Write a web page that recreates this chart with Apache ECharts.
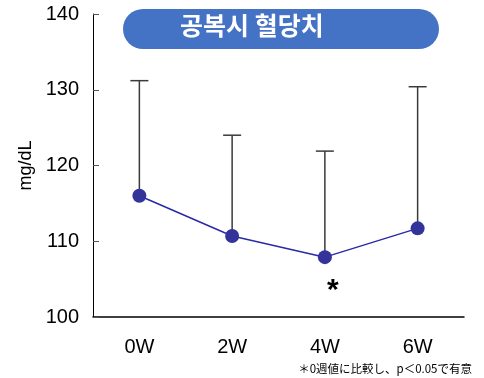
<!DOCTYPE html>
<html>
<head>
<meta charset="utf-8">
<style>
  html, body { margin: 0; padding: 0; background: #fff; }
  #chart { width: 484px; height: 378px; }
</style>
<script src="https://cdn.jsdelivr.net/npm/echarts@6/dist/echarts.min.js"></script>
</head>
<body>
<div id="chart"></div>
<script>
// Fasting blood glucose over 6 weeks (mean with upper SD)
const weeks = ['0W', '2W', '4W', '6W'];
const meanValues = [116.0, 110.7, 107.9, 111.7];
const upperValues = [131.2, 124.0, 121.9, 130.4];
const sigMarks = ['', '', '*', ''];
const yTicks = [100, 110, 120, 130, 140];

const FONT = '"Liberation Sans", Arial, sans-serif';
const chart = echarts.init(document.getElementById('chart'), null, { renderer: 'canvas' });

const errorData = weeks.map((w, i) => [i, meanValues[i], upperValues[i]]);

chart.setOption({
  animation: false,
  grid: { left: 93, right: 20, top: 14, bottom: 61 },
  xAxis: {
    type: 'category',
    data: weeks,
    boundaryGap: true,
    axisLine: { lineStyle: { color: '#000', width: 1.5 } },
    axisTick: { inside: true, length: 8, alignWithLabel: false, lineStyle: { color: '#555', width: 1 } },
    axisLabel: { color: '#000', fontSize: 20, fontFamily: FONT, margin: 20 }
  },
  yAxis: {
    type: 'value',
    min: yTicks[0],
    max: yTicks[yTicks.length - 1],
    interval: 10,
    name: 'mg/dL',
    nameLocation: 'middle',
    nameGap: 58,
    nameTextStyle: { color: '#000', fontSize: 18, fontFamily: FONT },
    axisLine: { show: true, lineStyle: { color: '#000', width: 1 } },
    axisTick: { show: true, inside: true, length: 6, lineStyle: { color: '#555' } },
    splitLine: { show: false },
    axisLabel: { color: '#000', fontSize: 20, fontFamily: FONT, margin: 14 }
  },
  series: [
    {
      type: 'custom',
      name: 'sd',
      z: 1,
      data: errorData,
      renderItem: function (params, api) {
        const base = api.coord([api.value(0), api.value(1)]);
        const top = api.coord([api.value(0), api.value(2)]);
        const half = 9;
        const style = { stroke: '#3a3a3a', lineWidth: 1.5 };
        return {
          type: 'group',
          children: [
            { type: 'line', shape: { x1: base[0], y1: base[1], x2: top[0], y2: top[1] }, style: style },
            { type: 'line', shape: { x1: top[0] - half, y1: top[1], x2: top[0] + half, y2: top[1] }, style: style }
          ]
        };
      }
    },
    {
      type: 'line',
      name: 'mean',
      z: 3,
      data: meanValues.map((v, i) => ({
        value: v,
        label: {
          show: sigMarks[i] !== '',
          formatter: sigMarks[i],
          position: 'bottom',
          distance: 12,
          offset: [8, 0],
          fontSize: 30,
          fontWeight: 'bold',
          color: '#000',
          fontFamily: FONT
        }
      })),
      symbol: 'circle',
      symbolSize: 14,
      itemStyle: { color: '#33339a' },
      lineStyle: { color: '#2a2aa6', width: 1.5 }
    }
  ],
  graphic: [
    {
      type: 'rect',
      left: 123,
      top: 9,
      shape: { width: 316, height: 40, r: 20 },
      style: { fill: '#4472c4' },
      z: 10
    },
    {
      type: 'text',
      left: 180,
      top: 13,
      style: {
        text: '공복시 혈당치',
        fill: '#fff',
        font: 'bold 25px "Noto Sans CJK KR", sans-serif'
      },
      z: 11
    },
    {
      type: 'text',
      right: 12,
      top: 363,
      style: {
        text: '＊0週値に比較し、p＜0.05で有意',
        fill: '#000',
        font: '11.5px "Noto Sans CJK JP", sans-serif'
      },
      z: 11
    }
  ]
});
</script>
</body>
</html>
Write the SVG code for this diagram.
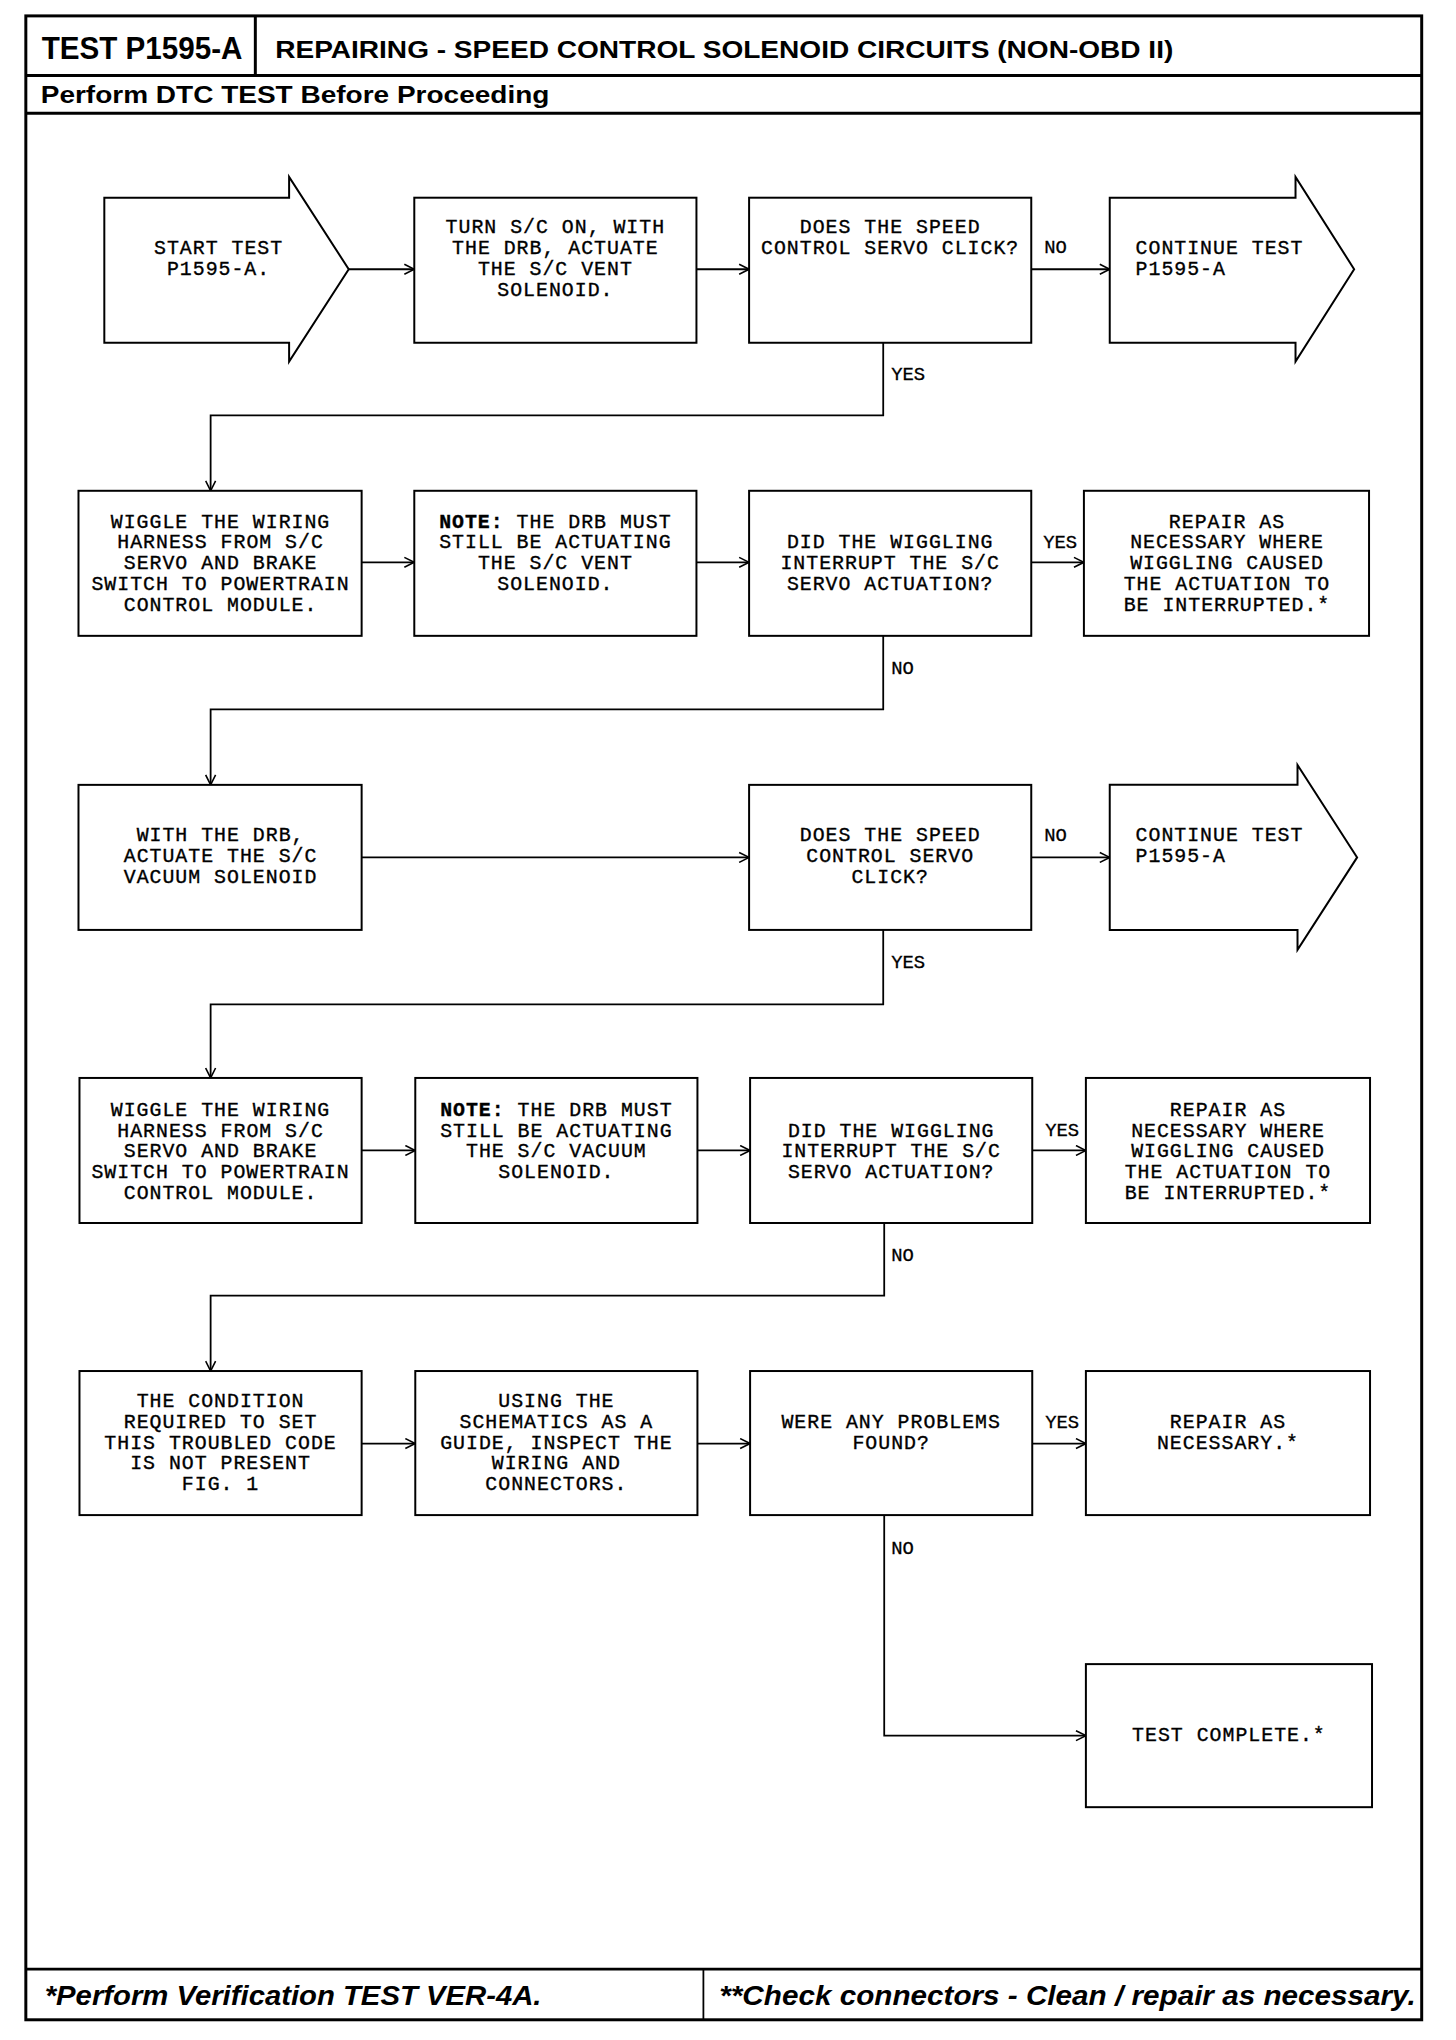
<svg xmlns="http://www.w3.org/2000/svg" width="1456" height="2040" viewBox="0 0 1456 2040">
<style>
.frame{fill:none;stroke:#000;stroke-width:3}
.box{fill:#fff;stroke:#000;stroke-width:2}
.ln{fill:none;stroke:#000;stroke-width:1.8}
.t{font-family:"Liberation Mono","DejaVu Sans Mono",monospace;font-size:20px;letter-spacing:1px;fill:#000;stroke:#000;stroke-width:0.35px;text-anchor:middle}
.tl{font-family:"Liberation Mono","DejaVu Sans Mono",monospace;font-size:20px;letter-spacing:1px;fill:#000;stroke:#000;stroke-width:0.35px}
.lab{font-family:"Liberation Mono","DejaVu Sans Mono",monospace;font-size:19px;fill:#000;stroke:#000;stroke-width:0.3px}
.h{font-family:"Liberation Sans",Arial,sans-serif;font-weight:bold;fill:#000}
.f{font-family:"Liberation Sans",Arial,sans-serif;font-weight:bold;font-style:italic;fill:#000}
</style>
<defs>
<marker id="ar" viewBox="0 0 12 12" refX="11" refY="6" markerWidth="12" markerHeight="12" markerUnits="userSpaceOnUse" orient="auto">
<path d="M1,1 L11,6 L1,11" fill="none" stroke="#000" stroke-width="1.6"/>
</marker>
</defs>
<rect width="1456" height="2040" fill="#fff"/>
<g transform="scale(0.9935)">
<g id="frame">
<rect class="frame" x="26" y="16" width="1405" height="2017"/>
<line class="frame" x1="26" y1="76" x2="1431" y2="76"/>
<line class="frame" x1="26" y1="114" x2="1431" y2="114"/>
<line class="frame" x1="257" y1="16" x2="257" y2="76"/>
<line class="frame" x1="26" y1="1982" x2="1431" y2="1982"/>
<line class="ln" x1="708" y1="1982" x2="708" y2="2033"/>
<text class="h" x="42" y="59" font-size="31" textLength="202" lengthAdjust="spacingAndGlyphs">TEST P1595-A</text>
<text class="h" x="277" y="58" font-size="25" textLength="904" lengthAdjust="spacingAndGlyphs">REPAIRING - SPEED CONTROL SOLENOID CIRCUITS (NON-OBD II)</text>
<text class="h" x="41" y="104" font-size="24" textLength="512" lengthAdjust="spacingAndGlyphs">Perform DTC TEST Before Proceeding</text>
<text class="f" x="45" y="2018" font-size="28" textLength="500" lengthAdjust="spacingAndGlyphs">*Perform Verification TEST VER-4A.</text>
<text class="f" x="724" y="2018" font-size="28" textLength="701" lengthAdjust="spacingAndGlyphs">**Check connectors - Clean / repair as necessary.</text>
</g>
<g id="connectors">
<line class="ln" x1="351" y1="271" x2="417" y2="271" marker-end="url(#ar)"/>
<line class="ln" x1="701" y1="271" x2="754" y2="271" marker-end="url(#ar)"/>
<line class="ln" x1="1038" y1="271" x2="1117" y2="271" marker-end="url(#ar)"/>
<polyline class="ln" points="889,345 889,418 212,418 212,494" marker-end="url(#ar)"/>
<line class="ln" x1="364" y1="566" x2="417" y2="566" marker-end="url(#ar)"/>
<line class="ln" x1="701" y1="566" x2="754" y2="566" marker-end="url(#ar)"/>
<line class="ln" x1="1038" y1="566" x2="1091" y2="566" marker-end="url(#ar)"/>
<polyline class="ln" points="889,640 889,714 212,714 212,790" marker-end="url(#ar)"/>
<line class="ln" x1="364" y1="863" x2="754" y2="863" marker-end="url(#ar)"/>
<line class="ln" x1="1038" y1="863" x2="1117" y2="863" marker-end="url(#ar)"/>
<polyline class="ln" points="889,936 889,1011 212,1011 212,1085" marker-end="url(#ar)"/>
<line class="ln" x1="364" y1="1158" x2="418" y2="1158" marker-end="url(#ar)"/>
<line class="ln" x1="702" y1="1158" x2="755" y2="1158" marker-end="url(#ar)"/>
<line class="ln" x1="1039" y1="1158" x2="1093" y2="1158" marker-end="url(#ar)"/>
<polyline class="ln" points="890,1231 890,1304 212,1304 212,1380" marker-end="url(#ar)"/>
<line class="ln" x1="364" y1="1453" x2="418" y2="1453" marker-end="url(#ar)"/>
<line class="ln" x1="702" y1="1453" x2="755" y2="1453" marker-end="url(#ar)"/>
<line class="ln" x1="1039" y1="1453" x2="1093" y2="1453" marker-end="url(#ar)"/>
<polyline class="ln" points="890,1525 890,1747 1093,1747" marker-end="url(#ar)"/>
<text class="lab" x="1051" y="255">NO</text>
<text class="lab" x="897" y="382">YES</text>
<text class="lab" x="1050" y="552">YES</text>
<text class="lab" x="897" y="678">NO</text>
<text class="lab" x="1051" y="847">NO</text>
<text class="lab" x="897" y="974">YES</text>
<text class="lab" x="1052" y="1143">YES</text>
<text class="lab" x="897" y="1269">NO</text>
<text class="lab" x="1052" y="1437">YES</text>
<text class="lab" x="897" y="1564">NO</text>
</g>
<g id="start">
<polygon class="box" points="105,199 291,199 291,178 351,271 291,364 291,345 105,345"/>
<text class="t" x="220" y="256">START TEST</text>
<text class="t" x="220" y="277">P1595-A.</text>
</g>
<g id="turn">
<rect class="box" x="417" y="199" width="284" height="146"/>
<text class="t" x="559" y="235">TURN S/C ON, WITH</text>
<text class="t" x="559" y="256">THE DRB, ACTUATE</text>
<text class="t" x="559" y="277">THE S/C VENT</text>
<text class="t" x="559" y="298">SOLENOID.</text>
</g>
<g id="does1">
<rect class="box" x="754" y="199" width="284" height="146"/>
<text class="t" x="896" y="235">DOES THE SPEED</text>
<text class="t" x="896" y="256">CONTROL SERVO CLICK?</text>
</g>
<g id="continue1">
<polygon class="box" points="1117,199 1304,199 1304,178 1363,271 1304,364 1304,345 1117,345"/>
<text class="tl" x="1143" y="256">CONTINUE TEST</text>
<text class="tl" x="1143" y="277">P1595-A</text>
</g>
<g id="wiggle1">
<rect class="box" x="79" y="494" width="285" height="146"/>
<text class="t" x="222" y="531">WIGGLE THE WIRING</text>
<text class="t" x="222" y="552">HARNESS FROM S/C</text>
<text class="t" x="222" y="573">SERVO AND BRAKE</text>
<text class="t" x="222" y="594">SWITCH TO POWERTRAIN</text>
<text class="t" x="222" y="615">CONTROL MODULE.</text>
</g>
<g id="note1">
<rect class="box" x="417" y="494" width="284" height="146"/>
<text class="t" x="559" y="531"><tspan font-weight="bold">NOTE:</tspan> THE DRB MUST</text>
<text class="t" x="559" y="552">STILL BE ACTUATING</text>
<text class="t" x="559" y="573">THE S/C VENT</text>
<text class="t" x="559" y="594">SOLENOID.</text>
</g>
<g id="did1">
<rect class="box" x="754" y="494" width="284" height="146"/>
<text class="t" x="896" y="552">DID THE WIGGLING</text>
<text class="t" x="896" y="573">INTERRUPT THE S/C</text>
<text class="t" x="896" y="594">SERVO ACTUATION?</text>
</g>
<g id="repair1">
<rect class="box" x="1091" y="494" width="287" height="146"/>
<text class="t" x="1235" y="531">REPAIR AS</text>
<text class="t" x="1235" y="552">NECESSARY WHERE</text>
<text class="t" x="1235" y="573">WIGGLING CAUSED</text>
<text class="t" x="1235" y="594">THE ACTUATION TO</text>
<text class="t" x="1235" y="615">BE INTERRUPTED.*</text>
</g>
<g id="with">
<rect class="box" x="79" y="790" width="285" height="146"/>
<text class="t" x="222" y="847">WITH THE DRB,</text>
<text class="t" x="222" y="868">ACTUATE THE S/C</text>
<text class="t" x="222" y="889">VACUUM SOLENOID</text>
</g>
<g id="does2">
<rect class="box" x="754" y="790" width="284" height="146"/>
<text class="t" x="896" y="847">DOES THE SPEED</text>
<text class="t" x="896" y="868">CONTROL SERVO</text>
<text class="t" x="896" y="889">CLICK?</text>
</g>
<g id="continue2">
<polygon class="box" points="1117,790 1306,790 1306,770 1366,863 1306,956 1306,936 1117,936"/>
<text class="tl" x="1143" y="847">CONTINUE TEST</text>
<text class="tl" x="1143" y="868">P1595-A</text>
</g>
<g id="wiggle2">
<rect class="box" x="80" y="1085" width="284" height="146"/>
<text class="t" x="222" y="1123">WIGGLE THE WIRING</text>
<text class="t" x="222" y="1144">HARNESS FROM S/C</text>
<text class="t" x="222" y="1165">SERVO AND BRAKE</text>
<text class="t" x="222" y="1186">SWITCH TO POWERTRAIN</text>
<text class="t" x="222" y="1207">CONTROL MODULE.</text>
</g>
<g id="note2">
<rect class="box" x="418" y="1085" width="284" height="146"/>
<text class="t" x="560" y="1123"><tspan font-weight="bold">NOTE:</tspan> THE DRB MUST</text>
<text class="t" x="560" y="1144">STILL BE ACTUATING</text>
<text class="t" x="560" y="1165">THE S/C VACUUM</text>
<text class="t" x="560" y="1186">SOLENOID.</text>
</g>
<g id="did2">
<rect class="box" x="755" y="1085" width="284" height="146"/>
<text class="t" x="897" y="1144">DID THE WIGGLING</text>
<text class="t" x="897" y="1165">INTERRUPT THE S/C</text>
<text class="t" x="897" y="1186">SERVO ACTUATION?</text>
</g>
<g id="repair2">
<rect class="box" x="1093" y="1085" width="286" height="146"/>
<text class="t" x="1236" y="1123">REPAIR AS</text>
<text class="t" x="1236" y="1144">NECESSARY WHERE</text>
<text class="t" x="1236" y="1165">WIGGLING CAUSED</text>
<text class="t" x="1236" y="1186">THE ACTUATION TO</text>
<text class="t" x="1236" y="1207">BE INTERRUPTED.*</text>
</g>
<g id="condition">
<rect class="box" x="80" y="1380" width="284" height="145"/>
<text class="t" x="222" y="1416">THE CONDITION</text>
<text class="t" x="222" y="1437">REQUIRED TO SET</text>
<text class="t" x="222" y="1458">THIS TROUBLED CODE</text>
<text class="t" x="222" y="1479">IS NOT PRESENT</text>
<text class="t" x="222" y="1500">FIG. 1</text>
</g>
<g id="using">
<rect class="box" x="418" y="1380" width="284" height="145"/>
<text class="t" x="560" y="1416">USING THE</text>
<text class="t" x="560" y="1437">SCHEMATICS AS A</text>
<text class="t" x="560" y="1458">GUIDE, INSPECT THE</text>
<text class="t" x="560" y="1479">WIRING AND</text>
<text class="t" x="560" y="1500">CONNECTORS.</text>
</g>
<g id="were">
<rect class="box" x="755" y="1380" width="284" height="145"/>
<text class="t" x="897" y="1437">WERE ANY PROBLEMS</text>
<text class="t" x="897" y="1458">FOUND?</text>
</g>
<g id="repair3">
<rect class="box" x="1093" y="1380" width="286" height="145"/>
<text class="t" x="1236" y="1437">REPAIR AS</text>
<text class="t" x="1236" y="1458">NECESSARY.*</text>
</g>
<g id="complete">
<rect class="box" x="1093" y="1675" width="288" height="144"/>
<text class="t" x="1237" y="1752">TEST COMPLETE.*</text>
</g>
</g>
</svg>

-.-.-

Brief
Only lines belong in the copy: transcribe those from the start of the data through the line that contains "const errorData = weeks.map((w, i)", and skip the pictures.

Answer to the exercise
Write a web page that recreates this chart with Apache ECharts.
<!DOCTYPE html>
<html>
<head>
<meta charset="utf-8">
<style>
  html, body { margin: 0; padding: 0; background: #fff; }
  #chart { width: 484px; height: 378px; }
</style>
<script src="https://cdn.jsdelivr.net/npm/echarts@6/dist/echarts.min.js"></script>
</head>
<body>
<div id="chart"></div>
<script>
// Fasting blood glucose over 6 weeks (mean with upper SD)
const weeks = ['0W', '2W', '4W', '6W'];
const meanValues = [116.0, 110.7, 107.9, 111.7];
const upperValues = [131.2, 124.0, 121.9, 130.4];
const sigMarks = ['', '', '*', ''];
const yTicks = [100, 110, 120, 130, 140];

const FONT = '"Liberation Sans", Arial, sans-serif';
const chart = echarts.init(document.getElementById('chart'), null, { renderer: 'canvas' });

const errorData = weeks.map((w, i) => [i, meanValues[i], upperValues[i]]);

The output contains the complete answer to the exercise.